A sound technical framework

PartnerRe’s integrated risk management framework provides a common basis for identifying, evaluating and managing our assumed risks across different risk categories and business units. This promotes consistent decision-making and execution on both the reinsurance and capital markets sides of our business, and at all levels of the Company, which in turn leads to stability.

We apply a common unifying principle to every risk. We use capital to measure risk and apply a consistent capital charge methodology to every risk we assume. This allows us to measure risk consistently across the Group and enables us to evaluate whether risks – both reinsurance and capital markets – are adequately priced. It also allows us to identify and manage interrelationships between the various categories of risk, manage the portfolio dynamically and leverage the benefits of diversification.

We employ state of the art tools to model all of our reinsurance and capital markets risks and quantify their financial consequences to PartnerRe. We combine these measurements in our Capital at Risk model, a financial modeling tool that provides a holistic view of the capital we put at risk at PartnerRe in any year. This allows us to optimize return relative to risk by allocating more capital to those lines that promise greater return for a risk level consistent with our risk appetite. The model is continually being expanded, with capital markets business coming fully on line in early 2009.

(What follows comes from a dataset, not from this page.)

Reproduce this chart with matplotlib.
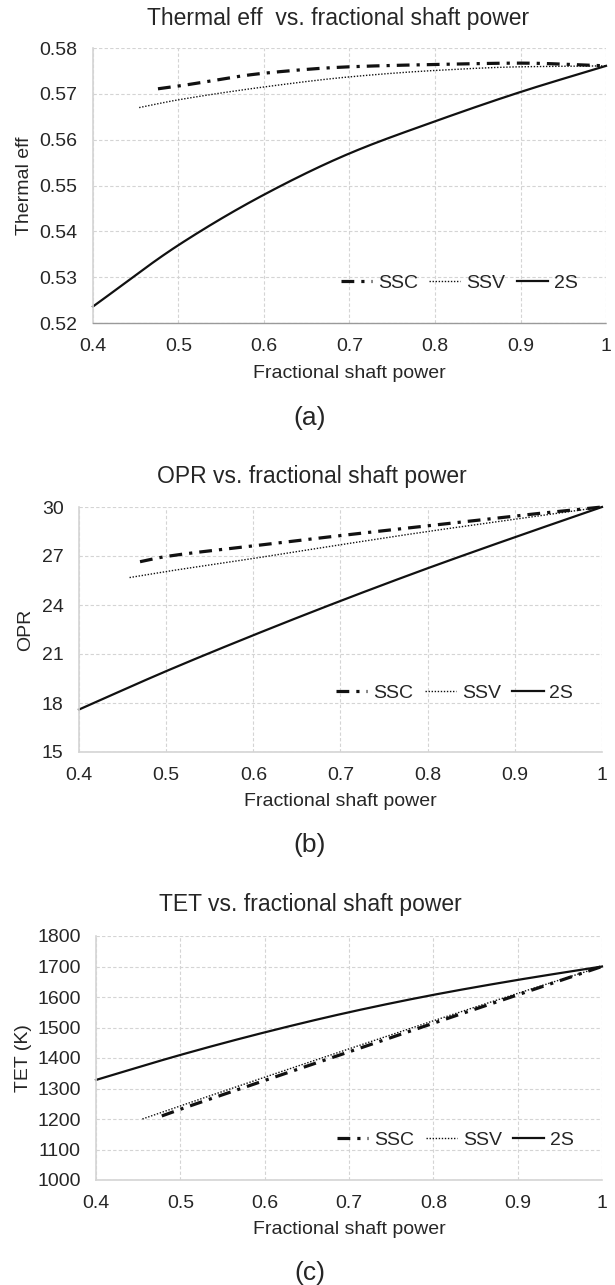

The Capital at Risk model also allows us to have a very clear idea of how much capital we should hold, not just to meet our anticipated obligations, but to ensure we can ride out unforeseen losses. Our starting point for capital adequacy is to hold enough economic capital to weather an extreme event or aggregation of events. In addition, we hold capital to weather “model error” – and on top of that, we hold capital to account for the “unknown unknowns”. That total capital is known as our minimum desired economic capital and is monitored at the Board level.

As we know that models are never 100% foolproof, we take one step further. We impose absolute limits to those areas of risk – catastrophe, casualty and equity investment – that have the greatest potential for shock losses. No matter how attractive a return may appear, or how “safe” the models suggest a risk to be, we will not exceed our established limits for those risks. Our limits are clearly communicated to and understood by every underwriter and asset manager.

Ultimately this framework should allow us to consistently make good risk decisions and protect against the model error that has hurt many financial institutions in the recent crisis.